George Osborne said today’s move is to protect UK banks from being used to support Iran’s nuclear proliferation.

Chancellor of the Exchequer George Osborne.
Chancellor of the Exchequer George Osborne.
Image: Stefan Rousseau/PA Wire

BRITISH CHANCELLOR of the Exchequer George Osborne said today that British financial institutions will sever ties with Iranian banks over concerns about the country’s nuclear programme as of this afternoon.

“This measure will protect the UK financial sector from being unknowingly used by Iranian banks for proliferation related transactions,” he said.

Osborne said the suspension of business relationships and transactions between British and Iranian banks, including Iran’s Central Bank, would kick in from 3pm today.
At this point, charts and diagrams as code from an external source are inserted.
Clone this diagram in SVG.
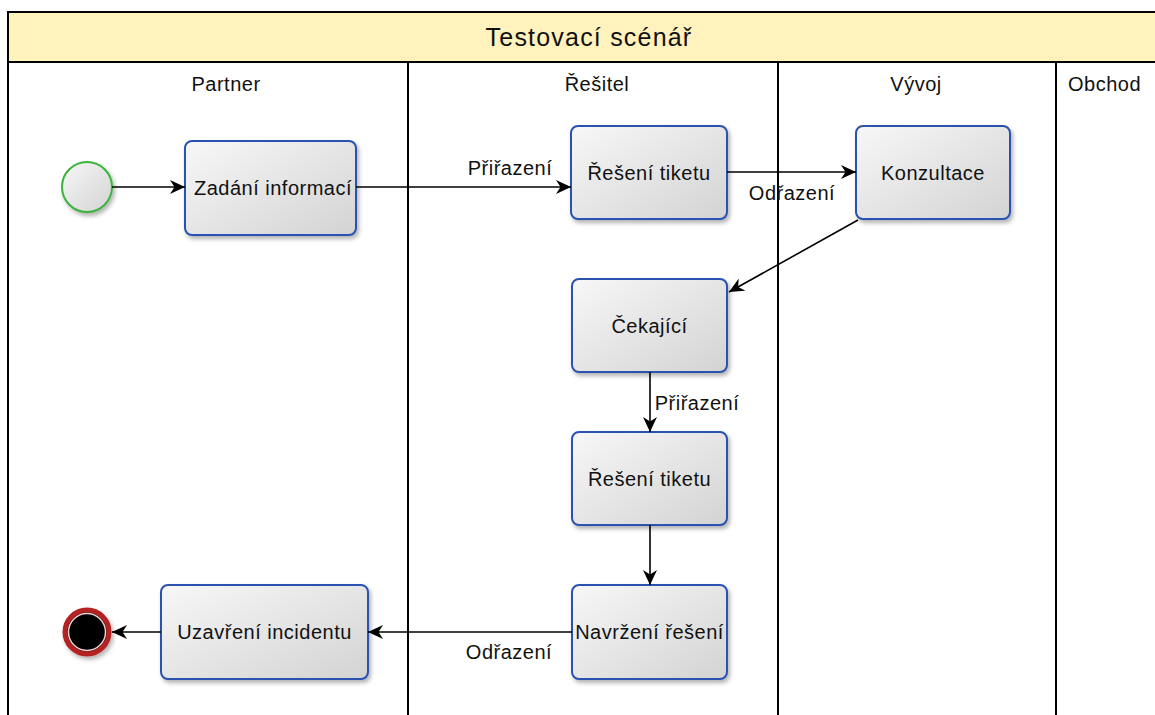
<svg xmlns="http://www.w3.org/2000/svg" width="1155" height="715" viewBox="0 0 1155 715">
<style>
.lane{fill:none;stroke:#000;stroke-width:2}
.lbl{font-family:"Liberation Sans",Arial,sans-serif;font-size:20px;fill:#111;letter-spacing:0.5px}
.title{font-family:"Liberation Sans",Arial,sans-serif;font-size:25px;fill:#111;letter-spacing:1.2px;text-anchor:middle}
.task rect{fill:url(#g);stroke:#2a52b0;stroke-width:2;filter:url(#sh)}
.task text{font-family:"Liberation Sans",Arial,sans-serif;font-size:20px;fill:#111;text-anchor:middle;letter-spacing:0.5px}
.conn{fill:none;stroke:#000;stroke-width:1.6}
.el{font-family:"Liberation Sans",Arial,sans-serif;font-size:20px;fill:#111;text-anchor:middle;letter-spacing:0.5px}
</style>
<defs>
<linearGradient id="g" x1="0" y1="0" x2="1" y2="1">
<stop offset="0" stop-color="#f7f7f7"/>
<stop offset="1" stop-color="#d3d3d3"/>
</linearGradient>
<filter id="sh" x="-10%" y="-10%" width="130%" height="130%">
<feDropShadow dx="2" dy="3" stdDeviation="2" flood-color="#000" flood-opacity="0.3"/>
</filter>
<marker id="ar" markerWidth="16" markerHeight="14" refX="15" refY="7" orient="auto" markerUnits="userSpaceOnUse">
<path d="M0,0 L15,7 L0,14 L4.5,7 Z" fill="#000"/>
</marker>
</defs>
<rect width="1155" height="715" fill="#fff"/>
<g id="pool">
<rect x="8" y="12" width="1160" height="50" fill="#fff2bd" stroke="#000" stroke-width="2"/>
<text x="589" y="46" class="title">Testovací scénář</text>
<line x1="8" y1="62" x2="8" y2="715" class="lane"/>
<line x1="408" y1="62" x2="408" y2="715" class="lane"/>
<line x1="778" y1="62" x2="778" y2="715" class="lane"/>
<line x1="1056" y1="62" x2="1056" y2="715" class="lane"/>
<text x="226" y="91" class="lbl" text-anchor="middle">Partner</text>
<text x="597" y="91" class="lbl" text-anchor="middle">Řešitel</text>
<text x="916" y="91" class="lbl" text-anchor="middle">Vývoj</text>
<text x="1068" y="91" class="lbl">Obchod</text>
</g>
<g id="start">
<circle cx="87" cy="187" r="25" fill="url(#g)" stroke="#3cb33c" stroke-width="2" filter="url(#sh)"/>
</g>
<g id="zadani" class="task"><rect x="185" y="141" width="171" height="94" rx="7"/><text x="273" y="195">Zadání informací</text></g>
<g id="reseni1" class="task"><rect x="571" y="126" width="156" height="93" rx="7"/><text x="649" y="180">Řešení tiketu</text></g>
<g id="konzultace" class="task"><rect x="856" y="126" width="154" height="93" rx="7"/><text x="933" y="180">Konzultace</text></g>
<g id="cekajici" class="task"><rect x="572" y="279" width="155" height="93" rx="7"/><text x="649.5" y="333">Čekající</text></g>
<g id="reseni2" class="task"><rect x="572" y="432" width="155" height="93" rx="7"/><text x="649.5" y="486">Řešení tiketu</text></g>
<g id="navrzeni" class="task"><rect x="572" y="585" width="155" height="94" rx="7"/><text x="649.5" y="639">Navržení řešení</text></g>
<g id="uzavreni" class="task"><rect x="161" y="585" width="207" height="94" rx="7"/><text x="264.5" y="639">Uzavření incidentu</text></g>
<g id="end">
<circle cx="87" cy="632" r="22" fill="#000" stroke="#b52020" stroke-width="5" filter="url(#sh)"/>
<circle cx="87" cy="632" r="18.5" fill="none" stroke="#f0d0d0" stroke-width="1.5"/>
</g>
<g id="connectors">
<line x1="112" y1="187" x2="185" y2="187" class="conn" marker-end="url(#ar)"/>
<line x1="356" y1="187" x2="571" y2="187" class="conn" marker-end="url(#ar)"/>
<text x="510" y="175" class="el">Přiřazení</text>
<line x1="727" y1="172" x2="856" y2="172" class="conn" marker-end="url(#ar)"/>
<text x="792" y="200" class="el">Odřazení</text>
<line x1="858" y1="220" x2="729" y2="292" class="conn" marker-end="url(#ar)"/>
<line x1="650" y1="372" x2="650" y2="432" class="conn" marker-end="url(#ar)"/>
<text x="697" y="410" class="el">Přiřazení</text>
<line x1="650" y1="525" x2="650" y2="585" class="conn" marker-end="url(#ar)"/>
<line x1="572" y1="632" x2="368" y2="632" class="conn" marker-end="url(#ar)"/>
<text x="509" y="659" class="el">Odřazení</text>
<line x1="161" y1="632" x2="112" y2="632" class="conn" marker-end="url(#ar)"/>
</g>
</svg>
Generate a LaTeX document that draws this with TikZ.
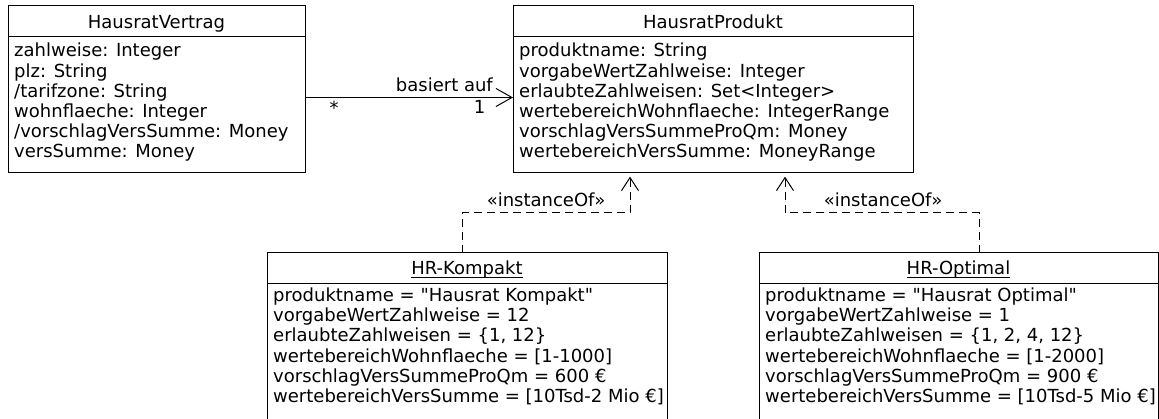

He added that this is the first time the British government has ever cut relations between Britain’s financial sector and an entire country’s banks.

Osborne’s announcement follows previous sanctions between western nations and Iran amid mounting concern over its nuclear development and comes soon after the UN’s nuclear watchdog voiced fresh worries about Iran’s nuclear programme.

Last week, that watchdog – the International Atomic Energy Agency (IAEA) – voted to adopt a resolution regarding “unresolved issues regarding the Iranian nuclear programme, including those which need to be clarified to exclude the existence of possible military dimensions”. The organisation urged Iran to “comply fully and without delay” to UN Security Council resolutions and IAEA requirements.